“Somehow we have to figure out how to boost the price of
gasoline to the levels of Europe,” said Dr. Steven Chu, Director of
the Lawrence National Laboratory, in an interview with the Wall
Street Journal in September 2008.
We ended that year with an average U.S. retail price of
$1.67 for all grades of gasoline on December 31, 2008.
In contrast, the price of a gallon of regular gasoline
that summer was $6.78 in Greece, $8.24 in Italy, and $9.39 in the
Netherlands, according to Eurostat, the statistical office of the
European Union.
Dr. Chu’s proposal to hike gas prices in the United States
to European levels was published in the Wall Street
Journal on December 12, 2008. Six weeks later, on January 21,
2009, he was sworn into office as President Obama’s Secretary of
Energy.
The difference between the Dutch gasoline price of $9.39
and the U.S. price of $1.67 is $7.72 per gallon. The U.S. Energy
Information Administration reports that the average U.S. household
purchases 1,100 gallons of gasoline per year. That means a $7.72
price increase per gallon would cost the average American family an
extra $8,492 per year.
For the middle fifth of the U.S. population in terms of
income, the $8,492 price hike per year would cut their after-tax
income by an average of 15 percent.
For the bottom fifth of U.S. households, the $8,492 price
hike per year would cut their annual income by 47
percent.
Raising U.S. gasoline prices to European levels, said Chu,
would encourage — or, more accurately, force — Americans to move
to neighborhoods closer to work and dump their trucks and SUVs for
Chinese bikes and scooter-like Smart Cars.
I can see why Obama chose Chu to run the Energy
Department. Both are on the same page in seeing skyrocketing energy
prices and central planning as the top ways to fix the U.S.
economy.
“If somebody wants to build a coal-powered plant they
can,” said candidate Obama in a 2008 interview with the editorial
board of the San Francisco Chronicle. “It’s just that it
will bankrupt them because they’re going to be charged a huge sum
for all that greenhouse gas that’s being emitted.”
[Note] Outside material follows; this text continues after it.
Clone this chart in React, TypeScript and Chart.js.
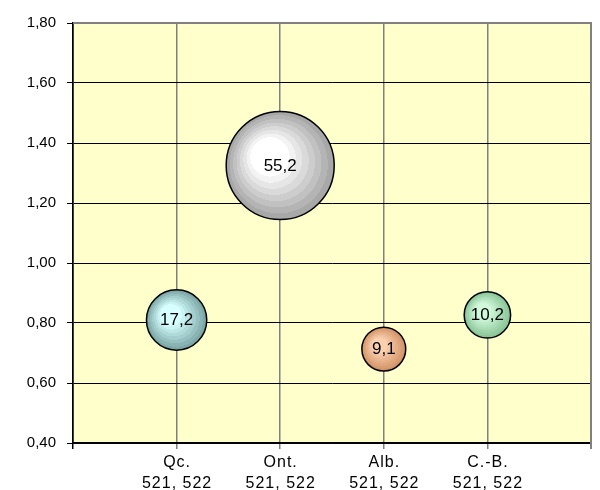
import React, { useEffect, useRef } from "react";
import { Chart, registerables } from "chart.js";

Chart.register(...registerables);

const categories = ["Qc.", "Ont.", "Alb.", "C.-B."];
const subLabel = "521, 522";
const yValues = [0.81, 1.325, 0.713, 0.827];
const sizes = [17.2, 55.2, 9.1, 10.2];
const sizeLabels = ["17,2", "55,2", "9,1", "10,2"];
const centerColors = [[215, 255, 255], [255, 255, 255], [250, 208, 175], [210, 248, 220]];
const edgeColors = [[125, 168, 168], [168, 168, 168], [212, 148, 105], [138, 198, 152]];

const FONT = "'Liberation Sans', Arial, sans-serif";
const RADIUS_K = 7.27;

function lerp(a: number[], b: number[], t: number) {
  return `rgb(${a.map((v, i) => Math.round(v + (b[i] - v) * t)).join(",")})`;
}

const bgPlugin = {
  id: "bgPlugin",
  beforeDraw(chart: any) {
    const { ctx, chartArea: a } = chart;
    ctx.save();
    ctx.fillStyle = "#FFFFCC";
    ctx.fillRect(a.left, a.top, a.right - a.left, a.bottom - a.top);
    ctx.restore();
  },
  afterDraw(chart: any) {
    const { ctx, chartArea: a } = chart;
    ctx.save();
    ctx.lineWidth = 2;
    ctx.strokeStyle = "#808080";
    ctx.beginPath();
    ctx.moveTo(a.left, a.top);
    ctx.lineTo(a.right, a.top);
    ctx.lineTo(a.right, a.bottom + 6);
    ctx.stroke();
    // x category labels (two lines), positioned via the x scale
    const xs = chart.scales.x;
    ctx.font = `16px ${FONT}`;
    ctx.fillStyle = "#000";
    ctx.textAlign = "center";
    ctx.textBaseline = "alphabetic";
    try {
      (ctx as any).letterSpacing = "1px";
    } catch (e) {}
    categories.forEach((c, i) => {
      const px = xs.getPixelForValue(i + 1) + 0.5;
      ctx.fillText(c, px, a.bottom + 24);
      ctx.fillText(subLabel, px, a.bottom + 45);
    });
    ctx.restore();
  },
  afterDatasetsDraw(chart: any) {
    const { ctx } = chart;
    const meta = chart.getDatasetMeta(0);
    ctx.save();
    ctx.font = `17px ${FONT}`;
    ctx.fillStyle = "#000";
    ctx.textAlign = "center";
    ctx.textBaseline = "alphabetic";
    meta.data.forEach((el: any, i: number) => {
      ctx.fillText(sizeLabels[i], el.x, el.y + 5);
    });
    ctx.restore();
  },
};

export default function App() {
  const ref = useRef<HTMLCanvasElement>(null);
  useEffect(() => {
    const data = categories.map((_, i) => ({
      x: i + 1,
      y: yValues[i],
      r: RADIUS_K * Math.sqrt(sizes[i]),
    }));
    const chart = new Chart(ref.current!, {
      type: "bubble",
      data: {
        datasets: [
          {
            data,
            borderColor: "#000",
            borderWidth: 1.5,
            backgroundColor: (c: any) => {
              const chart = c.chart;
              const xs = chart.scales?.x;
              const ys = chart.scales?.y;
              const i = c.dataIndex ?? 0;
              const fallback = lerp(centerColors[i] || [200, 200, 200], edgeColors[i] || [100, 100, 100], 0.5);
              if (!xs || !ys || !c.raw) return fallback;
              const cx = xs.getPixelForValue(c.raw.x);
              const cy = ys.getPixelForValue(c.raw.y);
              const r = c.raw.r;
              if (![cx, cy, r].every((v) => Number.isFinite(v))) return fallback;
              const g = chart.ctx.createRadialGradient(cx - 0.3 * r, cy - 0.25 * r, 0, cx, cy, r);
              const N = 11;
              for (let k = 0; k < N; k++) {
                const t = Math.max(0, (k - 3) / (N - 4));
                const col = lerp(centerColors[i], edgeColors[i], t);
                g.addColorStop(k / N, col);
                g.addColorStop((k + 1) / N - 0.0001, col);
              }
              return g;
            },
          },
        ],
      },
      options: {
        animation: false,
        responsive: false,
        maintainAspectRatio: false,
        layout: { padding: { top: 23, right: 9, left: 0, bottom: 0 } },
        plugins: { legend: { display: false }, tooltip: { enabled: false } },
        scales: {
          x: {
            type: "linear",
            min: 0,
            max: 5,
            afterFit: (s: any) => {
              s.height = 47;
            },
            ticks: {
              stepSize: 1,
              autoSkip: false,
              maxRotation: 0,
              padding: 3,
              color: "#000",
              font: { family: FONT, size: 14 },
              callback: () => "",
            },
            grid: {
              color: (c: any) => (c.index === 0 ? "#000" : "#808080"),
              lineWidth: 1.5,
              tickLength: 6,
            },
            border: { color: "#000", width: 1.5 },
          },
          y: {
            min: 0.4,
            max: 1.8,
            afterFit: (s: any) => {
              s.width = 73;
            },
            ticks: {
              stepSize: 0.2,
              padding: 11,
              color: "#000",
              font: { family: FONT, size: 15 },
              callback: (v: any) => Number(v).toFixed(2).replace(".", ","),
            },
            grid: {
              color: "#000",
              lineWidth: 1,
              tickLength: 6,
            },
            border: { color: "#000", width: 1.5 },
          },
        },
      },
      plugins: [bgPlugin],
    } as any);
    const ctrl: any = chart.getDatasetMeta(0).controller;
    ctrl.getMaxOverflow = () => false;
    chart.update();
    return () => chart.destroy();
  }, []);
  return (
    <div style={{ position: "fixed", left: 0, top: 0, width: 600, height: 490, background: "#fff" }}>
      <canvas ref={ref} width={600} height={490} style={{ width: 600, height: 490, display: "block" }} />
    </div>
  );
}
Additionally, the rest of us, as alleged climate enemies,
would also be pushed towards bankruptcy. “Under my plan of cap and
trade, electricity rates would necessarily skyrocket,” continued
candidate Obama. “Coal-powered plants, you know, natural gas, you
name it, whatever the industry was, they would have to retrofit
their operations. That will cost money. They will pass that money
on to consumers.”
The next step would be the demonization of price-hiking
industries as money-grubbing capitalists in need of even more
mandates or a full government takeover.
I don’t doubt that Dr. Chu is a smart guy. He’s the
co-winner of the 1997 Nobel Prize for Physics, for the “development
of methods to cool and trap atoms with laser light.”
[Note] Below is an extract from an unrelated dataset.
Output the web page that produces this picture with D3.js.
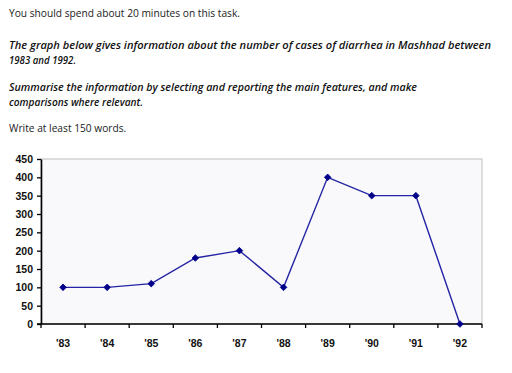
<!DOCTYPE html>
<html><head><meta charset="utf-8">
<script src="https://cdn.jsdelivr.net/npm/d3@7"></script>
<style>
html,body{margin:0;padding:0;background:#fff;}
svg{display:block;}
</style></head>
<body>
<svg id="c" width="512" height="373"></svg>
<script>
const categories = ["'83","'84","'85","'86","'87","'88","'89","'90","'91","'92"];
const cases = [100,100,110,180,200,100,400,350,350,0];
const yTicks = [0,50,100,150,200,250,300,350,400,450];
const introLines = [
  {text:"You should spend about 20 minutes on this task.", style:"normal", y:17},
  {text:"The graph below gives information about the number of cases of diarrhea in Mashhad between", style:"bi", y:49},
  {text:"1983 and 1992.", style:"bi", y:64},
  {text:"Summarise the information by selecting and reporting the main features, and make", style:"bi", y:91},
  {text:"comparisons where relevant.", style:"bi", y:106},
  {text:"Write at least 150 words.", style:"normal", y:132}
];

const svg = d3.select("#c");
const tf = "'Open Sans', 'Noto Sans', sans-serif";
svg.selectAll("text.intro").data(introLines).enter().append("text")
  .attr("class","intro")
  .attr("x",9).attr("y",d=>d.y)
  .attr("font-family",tf)
  .attr("font-size",d=>d.style==="bi"?"10.8px":"10.2px")
  .attr("font-style",d=>d.style==="bi"?"italic":"normal")
  .attr("font-weight",d=>d.style==="bi"?"600":"normal")
  .attr("fill",d=>d.style==="bi"?"#111":"#222")
  .text(d=>d.text);

const targetW = [230, 482, 67, 408, 134, 117];
svg.selectAll("text.intro").each(function(d,i){
  const w = this.getComputedTextLength();
  if (Math.abs(w-targetW[i])>2) {
    d3.select(this).attr("textLength",targetW[i]).attr("lengthAdjust","spacingAndGlyphs");
  }
});

const L=41, R=482, T=159, B=324;
const x = d3.scaleBand().domain(categories).range([L,R]);
const y = d3.scaleLinear().domain([0,450]).range([B,T]);

svg.append("rect").attr("x",L).attr("y",T).attr("width",R-L).attr("height",B-T)
  .attr("fill","#f9f9fb").attr("stroke","#c8c8c8").attr("stroke-width",1.2);

const yAxis = svg.append("g").attr("transform",`translate(${L},0)`)
  .call(d3.axisLeft(y).tickValues(yTicks).tickSize(4).tickPadding(4).tickSizeOuter(0));
const xAxis = svg.append("g").attr("transform",`translate(0,${B})`)
  .call(d3.axisBottom(x).tickSize(0).tickPadding(16).tickSizeOuter(0));
const bounds = categories.map(c=>x(c)).concat([R]);
xAxis.selectAll("line.b").data(bounds).enter().append("line").attr("class","b")
  .attr("x1",d=>d).attr("x2",d=>d).attr("y1",0).attr("y2",4)
  .attr("stroke","#000").attr("stroke-width",1.3);
[yAxis,xAxis].forEach(g=>{
  g.select(".domain").attr("stroke","#000").attr("stroke-width",1.6);
  g.selectAll(".tick line").attr("stroke","#000").attr("stroke-width",1.3);
  g.selectAll("text").attr("font-family","Arial, 'Liberation Sans', sans-serif")
    .attr("font-size","10.5px").attr("font-weight","bold").attr("fill","#111");
});
xAxis.select(".domain").attr("d",`M${L-4},0H${R}`);

const line = d3.line().x((d,i)=>x(categories[i])+x.bandwidth()/2).y(d=>y(d));
svg.append("path").datum(cases).attr("d",line).attr("fill","none")
  .attr("stroke","#2424a4").attr("stroke-width",1.4);
svg.selectAll("path.m").data(cases).enter().append("path").attr("class","m")
  .attr("d",d3.symbol().type(d3.symbolDiamond2).size(28))
  .attr("transform",(d,i)=>`translate(${x(categories[i])+x.bandwidth()/2},${y(d)})`)
  .attr("fill","#00008b").attr("stroke","#00008b").attr("stroke-width",0.8).attr("stroke-linejoin","round");
</script>
</body></html>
Plus, according to his Energy Department biography, he
knows a lot about everything from climate change to nerve growth
factor transport cadherin adhesion and sub-nanometer molecular
imaging with optical microscopy.
That sounds impressive, but none of it qualifies Dr. Chu
to be the nation’s top venture capitalist, picking oil company
losers and windmill winners.
The Chevy Volt, set in motion by coal-fired electricity
(why wasn’t it called the Chevy Bituminous?), looked like a great
idea on paper but not so good when it started to explode three days
after a collision.
Due to lack of demand, even with the $7,500 per car
federal tax rebate and another $5,000 giveaway in California,
General Motors recently announced that it is suspending Volt
production for over a month, idling 1,300 workers.
The Obama administration’s solution for the Volt being a
dud is to hike the federal rebate to $10,000, a move that will
redistribute wealth in the opposite direction from what President
Obama generally advocates. Last October, General Motors reported
that the average income of Volt buyers was $175,000.
There’s another expensive dud in Elkhart, Indiana, with
100 tiny and unfinished Think cars currently lined up in Think
City’s plant with no completion date on the horizon, a clear
example of a failed jobs program designed by politicians who didn’t
think enough.
Only two Think employees remain employed at the Think City
plant, after untold millions of investment dollars and government
incentives, tax breaks, and loan guarantees.
The cost to taxpayers at the federal and state levels of
the Think boondoggle and the associated downfall of Ener1, a maker
of batteries for plug-in vehicles, is confidential, according to
Indiana’s economic development office.
“What is known, however, is that both the Obama and Bush
administrations poured millions of dollars into battery production
in a quest to power thousands of Think City vehicles with
lithium-ion batteries,” reports the Chicago Tribune. “To
date, Ener1, parent of the battery company, has spent $55 million
in federal funding, according to the Energy Department.”
Friedrich Hayek succinctly explained the problem in his
1988 book The Fatal Conceit: “The curious task of
economics is to demonstrate to men how little they really know
about what they imagine they can design.”